Fuego
A falta de astillas, he hecho fuego con el catálogo de juguetes de Navidad de las niñas. Ana de 'Frozen' emite una llama leve, fría, ... mágica y azul. Me tengo que emplear a fondo. Al cabo del tiempo, lo consigo. Envuelvo con mis manos el cáliz sagrado de la primera llama que proyecta sobre mis palmas su primer calor. Cada vez se pueden quemar menos cosas. Cuando escucho a alguien decir que le va a meter fuego a España pienso: «Corre, a ver si puedes». Hay belleza en los vídeos de esos tipos que intentan prender fuego a una bandera y no encuentran la forma. Después en Ciudad Real, dos viejitos ponen una vela a la Virgen de Alarcos para pedirles por la oposición de la nieta y salen ardiendo como una tea. La puta vida, pienso mientras cuido mi pequeña llama bajo el tronco. Fuera, más allá de la ventana, Elena camina a lo lejos vestida de invierno y la sostiene la niebla como si amortiguara sus pasos. Así será cuando la encuentre en el Cielo.

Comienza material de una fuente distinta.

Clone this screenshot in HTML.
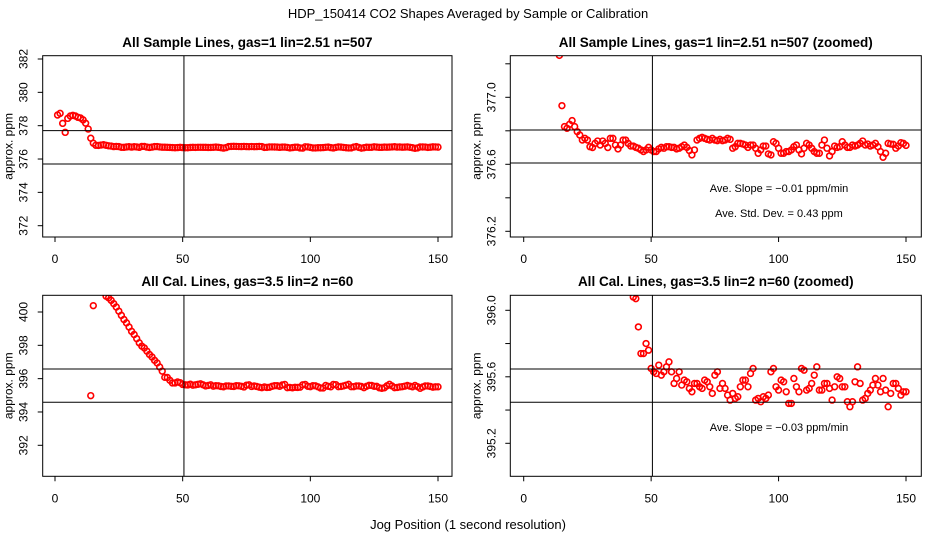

Soy feliz viéndola allí en sus cosas mientras enciendo la chimenea por el santo milagro de la combustión, el carbono, la técnica y la paciencia. La magia de la fogata constituye el refugio de las cosas que no cambian. Treinta y cinco años después estoy encendiendo la chimenea de la casa de Abaltzisketa. Tengo a mi lado a mi aita en cuclillas con sus pantalones de pana, sus explicaciones sobre las posiciones de la madera y el sentido de la medida en el primer soplido que aviva la primera llama. Casi puedo sentir el olor a tierra y a hierba de sus botas. En realidad, todos los fuegos son el mismo y hace de la candela un elemento profundamente conservador, nostálgico y por tanto provocador y hasta cierto punto maldito. Por el efecto delicioso de eso que llaman el heteropatriarcado, enciendo la chimenea como la encendía mi padre, mi abuelo y todos los hombres que antes que yo han sido. Encender un fuego es la última cosa de verdad que un hombre puede permitirse. Temo que alguien aparezca con un extintor.